Master context window limits, KV cache mechanics, attention complexity, tokenization impact, and long-context strategies like RAG.
0 / 5 completed
1 / 5
What does the context window of an LLM define?
Context window: measured in tokens (not words or characters), the context window is the "working memory" of the model. A 128K-token context window can hold roughly 100,000 words. Once the limit is reached, earlier tokens are evicted or the generation fails — long-context strategies like chunking or retrieval address this.
2 / 5
What is a KV cache in transformer inference?

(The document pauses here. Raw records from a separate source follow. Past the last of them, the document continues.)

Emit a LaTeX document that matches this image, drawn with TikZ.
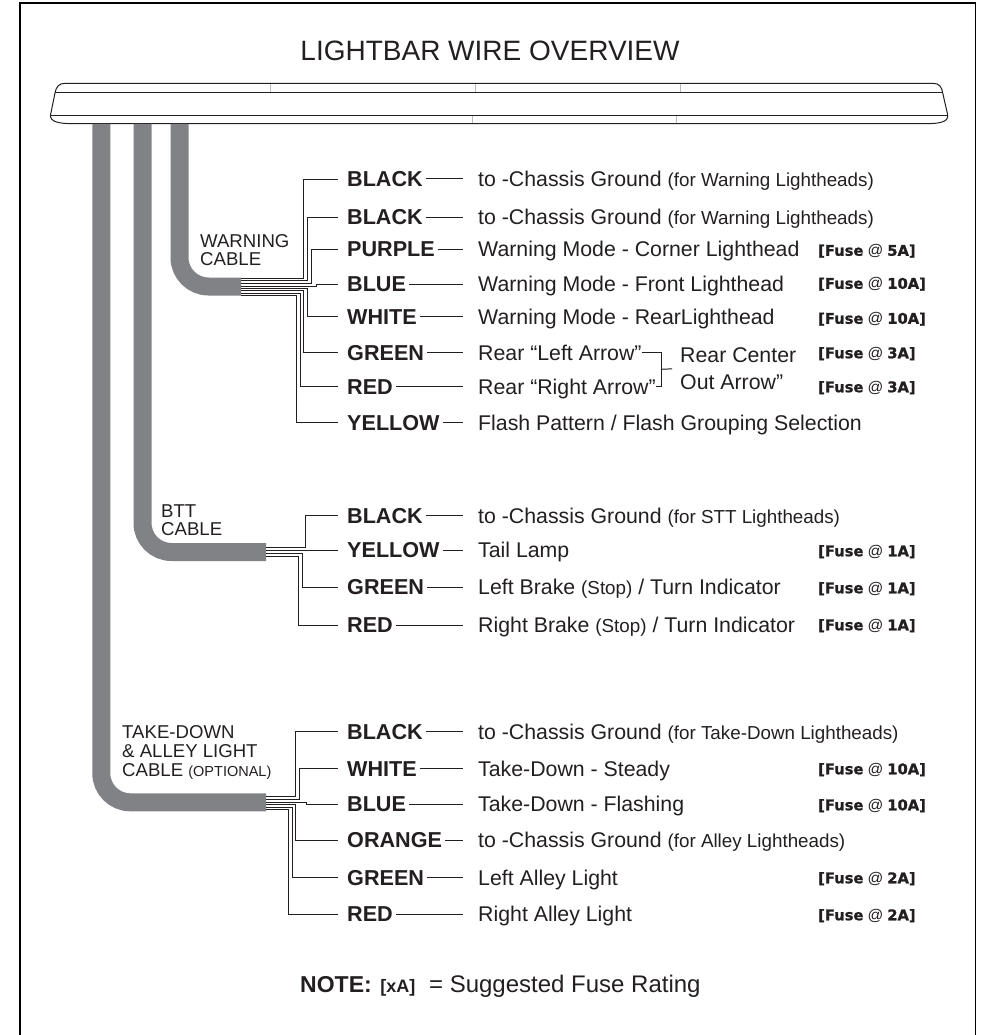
\documentclass[tikz,border=0pt]{standalone}
\usepackage{fontspec}
\setmainfont{Liberation Sans}
\newfontfamily\fusefont{DejaVu Sans}[BoldFeatures={FakeBold=1.2}]
\usetikzlibrary{calc}

\definecolor{ink}{HTML}{231F20}
\definecolor{sheath}{HTML}{808285}

\newcommand{\paren}[1]{{\fontsize{18.8}{18}\selectfont #1}}
\newcommand{\fuse}[1]{{\fusefont\bfseries [Fuse} {\fontsize{15.5}{15}\selectfont @} {\fusefont\bfseries #1]}}

\tikzset{
	outline/.style={draw=ink, line width=1pt},
	seam/.style={draw=ink!30, line width=0.5pt},
	cable/.style={draw=sheath},
	wire/.style={draw=ink, line width=0.9pt, shorten >=6pt},
	link/.style={draw=ink, line width=1pt},
	color name/.style={anchor=west, inner ysep=0pt, inner xsep=3pt, text=ink, text height=15pt, text depth=0pt, font=\fontsize{21.6}{21}\selectfont\bfseries},
	job/.style={anchor=west, inner sep=0pt, text=ink, text height=15pt, text depth=0pt, font=\fontsize{21.3}{21}\selectfont},
	rating/.style={anchor=west, inner sep=0pt, text=ink, text height=10.5pt, text depth=0pt, font=\fontsize{14.7}{15}\selectfont},
	cable name/.style={anchor=north west, align=left, inner sep=0pt, text=ink, font=\fontsize{18.6}{17.8}\selectfont}
}

\begin{document}
\begin{tikzpicture}[x=1pt,y=-1pt]
	\pgfmathsetmacro{\cablew}{18}		%width of cable
	\pgfmathsetmacro{\bend}{29}			%bend radius of cable
	\pgfmathsetmacro{\namex}{344}		%left of color names
	\pgfmathsetmacro{\jobx}{478}		%left of wire duties
	\pgfmathsetmacro{\fusex}{818}		%left of fuse ratings

	\useasboundingbox (0,0) rectangle (980,1035);

	%sheet
	\draw[line width=1.4pt, draw=black] (20,1035) |- (975.5,3) -- (975.5,1035);
	\node[inner sep=0pt, text=ink, font=\fontsize{28}{28}\selectfont] (title) at (490,51) {LIGHTBAR WIRE OVERVIEW};

	%lightbar
	\draw[seam] (270,83.3) -- (270,93);
	\draw[seam] (475,83.3) -- (475,93);
	\draw[seam] (680,83.3) -- (680,93);
	\draw[seam] (472.7,116) -- (472.7,123.7);
	\draw[seam] (676.7,116) -- (676.7,123.7);
	\draw[outline] (65,83.3) -- (933,83.3) .. controls (939,83.3) and (942,87) .. (942.7,93) -- (947.7,115) .. controls (948.5,122) and (940,123.7) .. (925,123.7) -- (74,123.7) .. controls (59,123.7) and (50,122) .. (50.5,115) -- (55,93) .. controls (56,87) and (59,83.3) .. (65,83.3) -- cycle;
	\draw[outline] (55,93) -- (942.7,93);
	\draw[outline] (50.5,116) -- (947.7,116);

	%cables
	\coordinate (wend) at (241,286.5);
	\coordinate (bend) at (266,552);
	\coordinate (tend) at (266,802.3);
	\draw[cable, line width=\cablew, rounded corners=\bend pt] (179.5,124) |- (wend);
	\draw[cable, line width=\cablew, rounded corners=\bend pt] (142.5,124) |- (bend);
	\draw[cable, line width=\cablew, rounded corners=\bend pt] (101.3,124) |- (tend);

	\node[cable name] (wcable) at (200,234.5) {WARNING\\CABLE};
	\node[cable name] (bcable) at (161,504.5) {BTT\\CABLE};
	\node[cable name, font=\fontsize{18.6}{18.7}\selectfont] (tcable) at (122,725.5) {TAKE-DOWN\\\& ALLEY LIGHT\\CABLE {\fontsize{14.5}{14.5}\selectfont (OPTIONAL)}};

	%warning cable
	\node[color name] (wblk) at (\namex,179) {BLACK};
	\node[color name] (wblq) at (\namex,217.3) {BLACK};
	\node[color name] (wpur) at (\namex,249.3) {PURPLE};
	\node[color name] (wblu) at (\namex,284) {BLUE};
	\node[color name] (wwht) at (\namex,316.7) {WHITE};
	\node[color name] (wgrn) at (\namex,352.7) {GREEN};
	\node[color name] (wred) at (\namex,386.7) {RED};
	\node[color name] (wyel) at (\namex,422.7) {YELLOW};

	\node[job] (wblkj) at (\jobx,179) {to -Chassis Ground \paren{(for Warning Lightheads)}};
	\node[job] (wblqj) at (\jobx,217.3) {to -Chassis Ground \paren{(for Warning Lightheads)}};
	\node[job] (wpurj) at (\jobx,249.3) {Warning Mode - Corner Lighthead};
	\node[job] (wbluj) at (\jobx,284) {Warning Mode - Front Lighthead};
	\node[job] (wwhtj) at (\jobx,316.7) {Warning Mode - RearLighthead};
	\node[job] (wgrnj) at (\jobx,352.7) {Rear “Left Arrow”};
	\node[job] (wredj) at (\jobx,386.7) {Rear “Right Arrow”};
	\node[job] (wyelj) at (\jobx,422.7) {Flash Pattern / Flash Grouping Selection};
	\node[anchor=west, inner sep=0pt, text=ink, align=left, font=\fontsize{21.3}{27}\selectfont] (wcnt) at (680,368.5) {Rear Center\\Out Arrow”};

	\node[rating] (wpurf) at (\fusex,250.5) {\fuse{5A}};
	\node[rating] (wbluf) at (\fusex,283.5) {\fuse{10A}};
	\node[rating] (wwhtf) at (\fusex,318.5) {\fuse{10A}};
	\node[rating] (wgrnf) at (\fusex,353) {\fuse{3A}};
	\node[rating] (wredf) at (\fusex,387) {\fuse{3A}};

	\draw[wire] ($(wend)+(0,-8.2)$) -| (303.3,179) -- (wblk.west);
	\draw[wire] ($(wend)+(0,-5.8)$) -| (307.3,217.3) -- (wblq.west);
	\draw[wire] ($(wend)+(0,-3.5)$) -| (311.3,249.3) -- (wpur.west);
	\draw[wire] ($(wend)+(0,-0.5)$) -| (316.7,284) -- (wblu.west);
	\draw[wire] ($(wend)+(0,1.8)$) -| (307.3,316.7) -- (wwht.west);
	\draw[wire] ($(wend)+(0,4)$) -| (303.3,352.7) -- (wgrn.west);
	\draw[wire] ($(wend)+(0,6.5)$) -| (300.3,386.7) -- (wred.west);
	\draw[wire] ($(wend)+(0,8.5)$) -| (296.7,422.7) -- (wyel.west);

	\draw[link, shorten >=15pt] (wblk.east) -- (wblkj.west);
	\draw[link, shorten >=15pt] (wblq.east) -- (wblqj.west);
	\draw[link, shorten >=15pt] (wpur.east) -- (wpurj.west);
	\draw[link, shorten >=15pt] (wblu.east) -- (wbluj.west);
	\draw[link, shorten >=15pt] (wwht.east) -- (wwhtj.west);
	\draw[link, shorten >=15pt] (wgrn.east) -- (wgrnj.west);
	\draw[link, shorten >=15pt] (wred.east) -- (wredj.west);
	\draw[link, shorten >=15pt] (wyel.east) -- (wyelj.west);

	%rear center bracket
	\coordinate (brk) at (661,369.3);
	\draw[link] (wgrnj.east) -| (brk) |- (wredj.east);
	\draw[link, shorten >=8pt] (brk) -- (wcnt.west);

	%btt cable
	\node[color name] (bblk) at (\namex,515.7) {BLACK};
	\node[color name] (byel) at (\namex,550.3) {YELLOW};
	\node[color name] (bgrn) at (\namex,587.3) {GREEN};
	\node[color name] (bred) at (\namex,625) {RED};

	\node[job] (bblkj) at (\jobx,515.7) {to -Chassis Ground \paren{(for STT Lightheads)}};
	\node[job] (byelj) at (\jobx,550.3) {Tail Lamp};
	\node[job] (bgrnj) at (\jobx,587.3) {Left Brake \paren{(Stop)} / Turn Indicator};
	\node[job] (bredj) at (\jobx,625) {Right Brake \paren{(Stop)} / Turn Indicator};

	\node[rating] (byelf) at (\fusex,551) {\fuse{1A}};
	\node[rating] (bgrnf) at (\fusex,588) {\fuse{1A}};
	\node[rating] (bredf) at (\fusex,625) {\fuse{1A}};

	\draw[wire] ($(bend)+(0,-4.7)$) -| (305.7,515.7) -- (bblk.west);
	\draw[wire] ($(bend)+(0,-1.7)$) -- (byel.west);
	\draw[wire] ($(bend)+(0,1)$) -| (302.3,587.3) -- (bgrn.west);
	\draw[wire] ($(bend)+(0,4)$) -| (298.7,625) -- (bred.west);

	\draw[link, shorten >=15pt] (bblk.east) -- (bblkj.west);
	\draw[link, shorten >=15pt] (byel.east) -- (byelj.west);
	\draw[link, shorten >=15pt] (bgrn.east) -- (bgrnj.west);
	\draw[link, shorten >=15pt] (bred.east) -- (bredj.west);

	%take-down cable
	\node[color name] (tblk) at (\namex,731.7) {BLACK};
	\node[color name] (twht) at (\namex,768.7) {WHITE};
	\node[color name] (tblu) at (\namex,804.3) {BLUE};
	\node[color name] (torg) at (\namex,840) {ORANGE};
	\node[color name] (tgrn) at (\namex,877.7) {GREEN};
	\node[color name] (tred) at (\namex,914) {RED};

	\node[job] (tblkj) at (\jobx,731.7) {to -Chassis Ground \paren{(for Take-Down Lightheads)}};
	\node[job] (twhtj) at (\jobx,768.7) {Take-Down - Steady};
	\node[job] (tbluj) at (\jobx,804.3) {Take-Down - Flashing};
	\node[job] (torgj) at (\jobx,840) {to -Chassis Ground \paren{(for Alley Lightheads)}};
	\node[job] (tgrnj) at (\jobx,877.7) {Left Alley Light};
	\node[job] (tredj) at (\jobx,914) {Right Alley Light};

	\node[rating] (twhtf) at (\fusex,769) {\fuse{10A}};
	\node[rating] (tbluf) at (\fusex,805) {\fuse{10A}};
	\node[rating] (tgrnf) at (\fusex,878) {\fuse{2A}};
	\node[rating] (tredf) at (\fusex,915) {\fuse{2A}};

	\draw[wire] ($(tend)+(0,-5.6)$) -| (295.3,731.7) -- (tblk.west);
	\draw[wire] ($(tend)+(0,-3)$) -| (299,768.7) -- (twht.west);
	\draw[wire] ($(tend)+(0,-0.3)$) -| (306,804.3) -- (tblu.west);
	\draw[wire] ($(tend)+(0,2.4)$) -| (295.3,840) -- (torg.west);
	\draw[wire] ($(tend)+(0,5)$) -| (292.3,877.7) -- (tgrn.west);
	\draw[wire] ($(tend)+(0,7)$) -| (288,914) -- (tred.west);

	\draw[link, shorten >=15pt] (tblk.east) -- (tblkj.west);
	\draw[link, shorten >=15pt] (twht.east) -- (twhtj.west);
	\draw[link, shorten >=15pt] (tblu.east) -- (tbluj.west);
	\draw[link, shorten >=15pt] (torg.east) -- (torgj.west);
	\draw[link, shorten >=15pt] (tgrn.east) -- (tgrnj.west);
	\draw[link, shorten >=15pt] (tred.east) -- (tredj.west);

	%note
	\node[anchor=west, inner sep=0pt, text=ink, font=\fontsize{24}{24}\selectfont] (note) at (300,986.7) {{\fontsize{23}{24}\selectfont\bfseries NOTE:}\hspace{2pt} {\fontsize{18}{18}\selectfont\bfseries [xA]}\hspace{7pt} = Suggested Fuse Rating};

\end{tikzpicture}
\end{document}
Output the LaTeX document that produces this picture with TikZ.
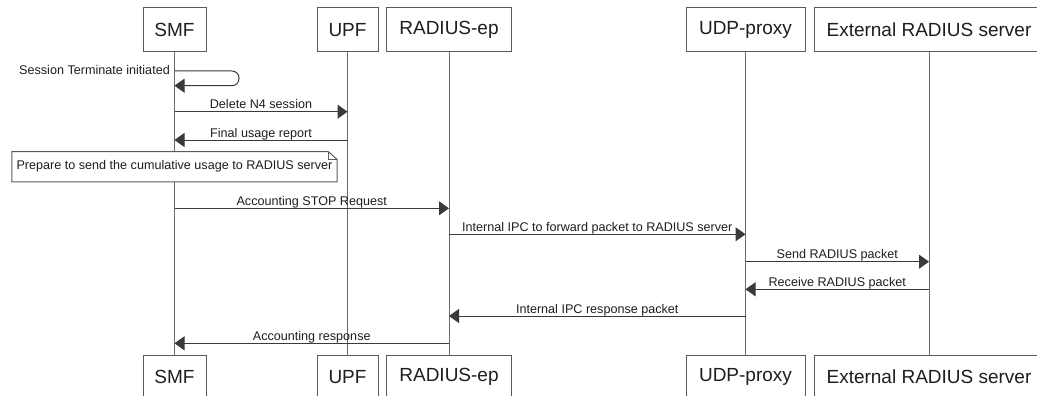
\documentclass[tikz,border=0pt]{standalone}
\usepackage{fontspec}
\setmainfont{Liberation Sans}
\usetikzlibrary{arrows.meta,calc}
\definecolor{linec}{HTML}{5A5A5A}
\definecolor{lifec}{HTML}{6A6A6A}
\definecolor{arrowc}{HTML}{3A3A3A}
\definecolor{textc}{HTML}{1E1E1E}
\begin{document}
\begin{tikzpicture}[x=1pt,y=-1pt,
  actor/.style={draw=linec, fill=white, line width=1pt, minimum height=44pt, inner sep=0pt, font=\fontsize{19}{21}\selectfont, text=textc},
  life/.style={draw=lifec, line width=0.9pt},
  msg/.style={draw=arrowc, line width=1pt, -{Triangle[length=10pt,width=14pt]}},
  lbl/.style={font=\fontsize{12.6}{14}\selectfont, text=textc, inner sep=0pt, anchor=base, yshift=3pt},
  notebox/.style={font=\fontsize{12.6}{14}\selectfont, text=textc, inner sep=0pt, minimum width=325pt, minimum height=30pt},
]
\useasboundingbox (0,0) rectangle (1037,396);
\clip (0,0) rectangle (1037,396);
% actors top
\node[actor, minimum width=63pt]  (smf) at (174.5,30) {SMF};
\node[actor, minimum width=61pt]  (upf) at (347.5,30) {UPF};
\node[actor, minimum width=125pt] (rad) at (449,30) {RADIUS-ep};
\node[actor, minimum width=119pt] (udp) at (745.5,30) {UDP-proxy};
\node[actor, minimum width=230pt] (ext) at (929,30) {External RADIUS server};
% actors bottom
\node[actor, minimum width=63pt]  (smfb) at (174.5,377) {SMF};
\node[actor, minimum width=61pt]  (upfb) at (347.5,377) {UPF};
\node[actor, minimum width=125pt] (radb) at (449,377) {RADIUS-ep};
\node[actor, minimum width=119pt] (udpb) at (745.5,377) {UDP-proxy};
\node[actor, minimum width=230pt] (extb) at (929,377) {External RADIUS server};
% lifelines
\draw[life] (smf) -- (smfb);
\draw[life] (upf) -- (upfb);
\draw[life] (rad) -- (radb);
\draw[life] (udp) -- (udpb);
\draw[life] (ext) -- (extb);
% self message
\coordinate (s1) at (smf |- 0,71);
\coordinate (s2) at (smf |- 0,85.7);
\draw[msg, rounded corners=7pt] (s1) -- (239,71) -- (239,85.7) -- (s2);
\node[font=\fontsize{12.6}{14}\selectfont, text=textc, inner sep=0pt, anchor=base east] (selflbl) at (170,75) {Session Terminate initiated};
% messages
\draw[msg] (smf |- 0,111.7) -- node[lbl] {Delete N4 session} (upf |- 0,111.7);
\draw[msg] (upf |- 0,140) -- node[lbl] {Final usage report} (smf |- 0,140);
% note
\node[notebox] (note) at (174.5,166.7) {Prepare to send the cumulative usage to RADIUS server};
\fill[white] (note.north west) rectangle (note.south east);
\draw[linec, line width=1pt] (note.north west) -- ([xshift=-9pt]note.north east) -- ([yshift=-8pt]note.north east) -- (note.south east) -- (note.south west) -- cycle;
\draw[linec, line width=0.8pt] ([xshift=-9pt]note.north east) -- ([xshift=-9pt,yshift=-8pt]note.north east) -- ([yshift=-8pt]note.north east);
\node[notebox] at (note.center) {Prepare to send the cumulative usage to RADIUS server};
\draw[msg] (smf |- 0,208.3) -- node[lbl] {Accounting STOP Request} (rad |- 0,208.3);
\draw[msg] (rad |- 0,234.3) -- node[lbl] {Internal IPC to forward packet to RADIUS server} (udp |- 0,234.3);
\draw[msg] (udp |- 0,261.7) -- node[lbl] {Send RADIUS packet} (ext |- 0,261.7);
\draw[msg] (ext |- 0,289.3) -- node[lbl] {Receive RADIUS packet} (udp |- 0,289.3);
\draw[msg] (udp |- 0,316) -- node[lbl] {Internal IPC response packet} (rad |- 0,316);
\draw[msg] (rad |- 0,343.3) -- node[lbl] {Accounting response} (smf |- 0,343.3);
\end{tikzpicture}
\end{document}
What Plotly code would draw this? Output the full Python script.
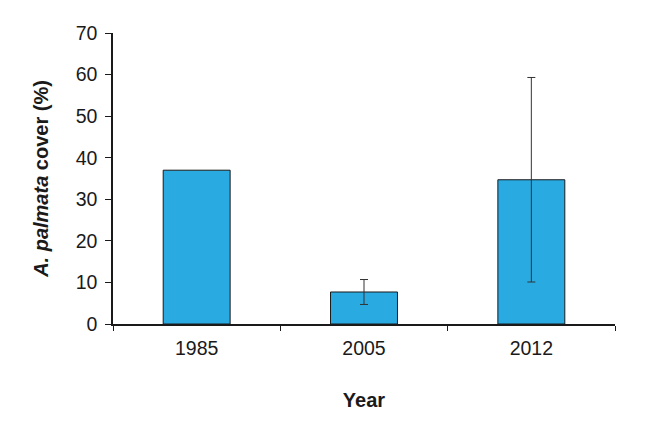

KV cache: during autoregressive generation, the model generates one token at a time. Without the KV cache, all previous token representations would be recomputed at every step — O(n²) work. The cache stores these tensors so only the new token's attention needs to be computed, making inference O(n) per step.
3 / 5
What challenge does attention mechanism scaling pose for long contexts?
Quadratic attention complexity: every token attends to every other token, so the attention matrix grows as n². Approaches like FlashAttention (tiled computation), sparse attention, and sliding window attention (used in Mistral) address this by avoiding materialising the full attention matrix.
4 / 5
What is tokenization and why does it matter for context window usage?
Tokenization: common English words are often one token, but rare words, code symbols, or non-Latin scripts may use many tokens per word. A 128K token context holds far fewer Chinese characters proportionally than English words. Understanding tokenization helps estimate whether content will fit within a model's window.
5 / 5
What is Retrieval-Augmented Generation (RAG) as a long-context strategy?
RAG: instead of putting all knowledge into the context (which may not fit), a vector database retrieves semantically similar chunks at query time. Only the top-k results are injected into the prompt. This keeps context usage efficient while giving the model access to a much larger knowledge base than any single context window allows.